I have a few other new years resolutions. The past few years have been survival mode, but I'm feeling like I actually can have some goals for a change. Reading more (especially the Bible), playing the piano more, spend less time on my phone, lose a few pounds, yell less at my kids, finally wean my daughter (yup, still nursing). We'll see how much of it actually happens, but it's nice to have a focus for the year.

Another big thing this year is working on my growing little business. My mother in law and I started a little side business selling signs and decor that has done pretty decent this last year. It was nice to have extra money coming in around the holidays, but we're at a point where we need a better plan and vision for our little business. I have a degree in business but motherhood has made me forget any former life... all my brain is filled with now is seemingly useless information... which kid likes his pb&j cut what way, which kid likes what cereal, which kid prefers the green bowl and which cup Hadley will drink the most out of... you know, that kind of stuff.  But I think a little research and some advice from friends and family who own their own businesses, I think we could go a little farther and really bring in some extra money.

So lots going on in my mind lately. And as always, a lot going on in my house as well. The boys  are as crazy as ever and my daughter is getting sassier by the day. They are all so sweet, though! All of them will randomly tell me the love me and I get more hugs than I can stand in a day. Tucker, especially, just loves to hang on me. Hadley, of course, is still nursing and still not sleeping great so I spend a lot of time with her. She's got some spice but oh man, what a sweetie lately. Her version of "love you" sounds more like "la oo" but it's the best thing ever. She knows it makes me melt.

Life is kind of wonderful right now. I really am loving being a stay at home mom. God has blessed us beyond our wildest dreams and every day I try to be grateful for being able to stay at home. My hubby works his butt off for our family and I do my best to not take that for granted. I remember the point when I couldn't stay home with Easton and my heart just ached every day that I had to leave him. Even though the days get monotonous and I spend most of the day doing things that I will need to redo tomorrow, I am learning to find joy in it. I get to spend every day with the cutest little people ever in our snug little warm home, and I get to do it in leggings (praise the sweet Lord!).

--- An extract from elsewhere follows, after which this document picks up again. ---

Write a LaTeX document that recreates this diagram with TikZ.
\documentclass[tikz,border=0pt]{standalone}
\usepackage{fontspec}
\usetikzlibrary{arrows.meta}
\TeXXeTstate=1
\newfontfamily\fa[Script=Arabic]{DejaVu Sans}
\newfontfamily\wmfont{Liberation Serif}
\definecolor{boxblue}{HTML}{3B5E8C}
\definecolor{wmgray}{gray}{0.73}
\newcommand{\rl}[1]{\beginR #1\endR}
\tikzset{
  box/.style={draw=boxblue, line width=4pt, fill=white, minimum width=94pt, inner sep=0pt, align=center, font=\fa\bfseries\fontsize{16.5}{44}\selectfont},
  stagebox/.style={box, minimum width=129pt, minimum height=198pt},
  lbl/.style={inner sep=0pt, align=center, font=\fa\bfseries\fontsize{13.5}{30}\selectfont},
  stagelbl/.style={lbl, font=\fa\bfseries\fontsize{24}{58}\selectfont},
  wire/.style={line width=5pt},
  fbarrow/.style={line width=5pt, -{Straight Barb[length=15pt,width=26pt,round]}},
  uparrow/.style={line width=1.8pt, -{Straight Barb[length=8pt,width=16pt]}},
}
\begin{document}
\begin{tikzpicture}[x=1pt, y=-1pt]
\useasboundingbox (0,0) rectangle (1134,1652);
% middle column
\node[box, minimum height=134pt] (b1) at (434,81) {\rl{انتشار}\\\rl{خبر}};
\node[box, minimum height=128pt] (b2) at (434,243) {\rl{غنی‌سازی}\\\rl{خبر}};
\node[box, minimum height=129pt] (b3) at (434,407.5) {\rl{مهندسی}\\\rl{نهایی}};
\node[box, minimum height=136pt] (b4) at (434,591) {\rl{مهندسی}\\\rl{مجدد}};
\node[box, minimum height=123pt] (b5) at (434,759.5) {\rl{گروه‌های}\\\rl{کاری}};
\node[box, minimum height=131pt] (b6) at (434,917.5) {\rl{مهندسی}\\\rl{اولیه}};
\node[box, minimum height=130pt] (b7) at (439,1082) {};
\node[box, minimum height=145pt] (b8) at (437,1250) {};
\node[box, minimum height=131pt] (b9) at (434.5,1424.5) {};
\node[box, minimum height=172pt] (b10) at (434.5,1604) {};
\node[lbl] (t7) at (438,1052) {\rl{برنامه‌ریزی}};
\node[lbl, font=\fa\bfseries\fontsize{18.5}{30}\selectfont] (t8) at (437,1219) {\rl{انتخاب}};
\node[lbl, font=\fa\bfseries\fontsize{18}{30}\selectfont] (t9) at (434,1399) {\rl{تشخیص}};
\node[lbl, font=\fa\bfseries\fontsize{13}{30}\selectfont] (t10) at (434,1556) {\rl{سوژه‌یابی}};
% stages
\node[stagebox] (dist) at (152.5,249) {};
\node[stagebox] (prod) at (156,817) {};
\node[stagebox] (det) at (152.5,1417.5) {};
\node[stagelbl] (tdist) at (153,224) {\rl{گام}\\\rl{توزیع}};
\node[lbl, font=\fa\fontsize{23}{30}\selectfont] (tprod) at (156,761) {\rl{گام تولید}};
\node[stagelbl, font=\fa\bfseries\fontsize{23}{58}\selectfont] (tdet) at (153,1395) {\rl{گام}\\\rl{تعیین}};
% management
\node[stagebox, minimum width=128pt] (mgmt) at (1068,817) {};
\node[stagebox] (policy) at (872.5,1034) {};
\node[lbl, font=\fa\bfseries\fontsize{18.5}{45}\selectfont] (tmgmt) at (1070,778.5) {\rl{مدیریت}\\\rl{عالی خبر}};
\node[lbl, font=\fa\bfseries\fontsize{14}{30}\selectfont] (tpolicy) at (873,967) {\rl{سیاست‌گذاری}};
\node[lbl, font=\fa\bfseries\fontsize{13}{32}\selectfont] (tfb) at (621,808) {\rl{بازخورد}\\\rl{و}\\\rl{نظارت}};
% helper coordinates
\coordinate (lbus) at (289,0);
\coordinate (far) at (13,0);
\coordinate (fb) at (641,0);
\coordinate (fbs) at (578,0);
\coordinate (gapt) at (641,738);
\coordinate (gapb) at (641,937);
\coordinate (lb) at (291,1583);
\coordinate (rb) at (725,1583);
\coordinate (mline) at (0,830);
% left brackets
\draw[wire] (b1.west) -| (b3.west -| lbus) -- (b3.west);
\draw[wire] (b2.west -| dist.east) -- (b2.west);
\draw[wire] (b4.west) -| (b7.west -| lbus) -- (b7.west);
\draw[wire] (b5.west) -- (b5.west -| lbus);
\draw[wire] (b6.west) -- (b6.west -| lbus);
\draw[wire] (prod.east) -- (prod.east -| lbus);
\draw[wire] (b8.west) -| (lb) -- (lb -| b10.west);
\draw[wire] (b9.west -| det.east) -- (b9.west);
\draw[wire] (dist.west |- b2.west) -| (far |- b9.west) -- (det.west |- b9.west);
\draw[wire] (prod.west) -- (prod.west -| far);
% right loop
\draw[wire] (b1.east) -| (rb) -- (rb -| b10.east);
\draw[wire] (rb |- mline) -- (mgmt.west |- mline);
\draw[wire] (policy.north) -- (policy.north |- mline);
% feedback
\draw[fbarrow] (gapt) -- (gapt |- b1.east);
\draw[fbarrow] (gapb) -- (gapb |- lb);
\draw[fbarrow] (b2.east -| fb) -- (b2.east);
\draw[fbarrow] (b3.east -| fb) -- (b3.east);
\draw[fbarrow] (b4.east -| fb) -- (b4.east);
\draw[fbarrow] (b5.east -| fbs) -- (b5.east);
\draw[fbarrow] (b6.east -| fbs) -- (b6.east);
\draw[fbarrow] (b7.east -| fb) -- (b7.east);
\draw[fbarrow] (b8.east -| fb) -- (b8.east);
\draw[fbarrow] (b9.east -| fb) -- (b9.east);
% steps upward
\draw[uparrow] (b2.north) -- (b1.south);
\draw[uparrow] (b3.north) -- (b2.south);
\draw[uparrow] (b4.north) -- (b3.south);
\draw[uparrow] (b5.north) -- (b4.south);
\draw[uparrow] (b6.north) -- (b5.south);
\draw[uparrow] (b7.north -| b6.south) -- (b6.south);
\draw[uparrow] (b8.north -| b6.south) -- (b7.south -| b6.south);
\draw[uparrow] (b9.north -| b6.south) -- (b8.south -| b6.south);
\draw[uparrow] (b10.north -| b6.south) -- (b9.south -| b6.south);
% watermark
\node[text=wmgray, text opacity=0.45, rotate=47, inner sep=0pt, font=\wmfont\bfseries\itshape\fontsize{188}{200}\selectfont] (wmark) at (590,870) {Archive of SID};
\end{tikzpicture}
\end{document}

Not sure where I was going with all of that, but anyway it's an update. Just so I don't ever forget the little details, I'll end with my favorite things about the kids right now:

Easton- he is turning into quite the little leader, even making Kindergartener of the month in his class in November! He is dad's little buddy, at his side any chance he can. He's still my best helper too, even though he's at school most of the day. He enjoys school, but says "it takes too long to come home" and that he misses me (awwwwww).  He's already talking about wanting to be 6, and then 7, and then 8 and I just want my little 3 year old Easton forever! But I love watching this kid grow. He's already starting to read and loves to learn. He asks a million questions and soaks it all in.

Maverick- well, he's still trouble. We're learning what works with him though. He responds much better to praise and will act better if he feels that we are happy with him. We also were gifted a punching bag for Christmas and it helps him get some of his crazy out, haha. He went with me to the grocery store the other day and it seemed like he was having the time of his life.  He definitely is better behaved with a little more one on one time. He loves power rangers and dinosaurs and is by far my best eater. He is his father in every way and it's hilarious to watch Jeremy interact with his little mini-me.

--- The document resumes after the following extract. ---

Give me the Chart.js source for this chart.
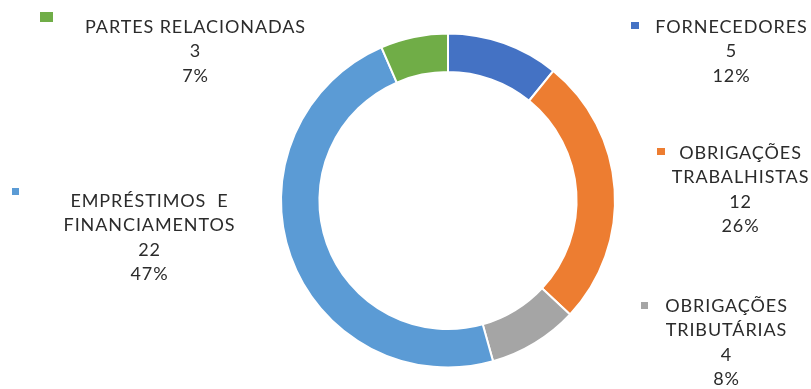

Tucker- this kid is build so athletically but would rather sing and snuggle than use his muscles. He is a total ham and likes to be goofy when everyone is watching. He plays well by himself and doesn't get as bored as his twin. He tells me he loves me probably 30 times a day. He still is a crazy boy though, jumping off the top bunk bed onto his brother's bed and climbing everything. He's always hungry but picky, so that's fun. Not ten minutes after finishing his cinnamon toast crunch, he's asking for a snack. My grocery bill will be insane when he and his brothers grow up a little more.

Hadley- this girl. She is my mini-me. Jer always used to call me a sour patch kid (first they are sour, then they are sweet), and she is the same. She demands to nurse and throws an absolute fit if I don't let her, then will unlatch to say "la oo!" (love you) and I immediately forget her hissy fit. It's her way or the high way (supposedly I'm the same way, but I don't see it ☺). She is literally the best though. So cute and sweet and smart and adorable. She is saying so many words and is already so interested in the potty! She loves all babies and stuffed animals. We got her a little pink shopping cart for Christmas and she pushes her little babies around and gives them their bottles. She wants me close at all times, even at night. She has to be holding my hand to sleep and it's a pain but something I will miss so badly some day. She's still a little peanut but finally starting to fit into 18 month clothes and she's finally eating more. I put her on our home scale yesterday and she was barely over 22 pounds. Oh, and my new favorite thing... she likes to try to talk to my google home. She will go to the counter and start yelling "google! google!" Man, I love that little girl

Kids suck the life outta you but bring so much joy. I love this life!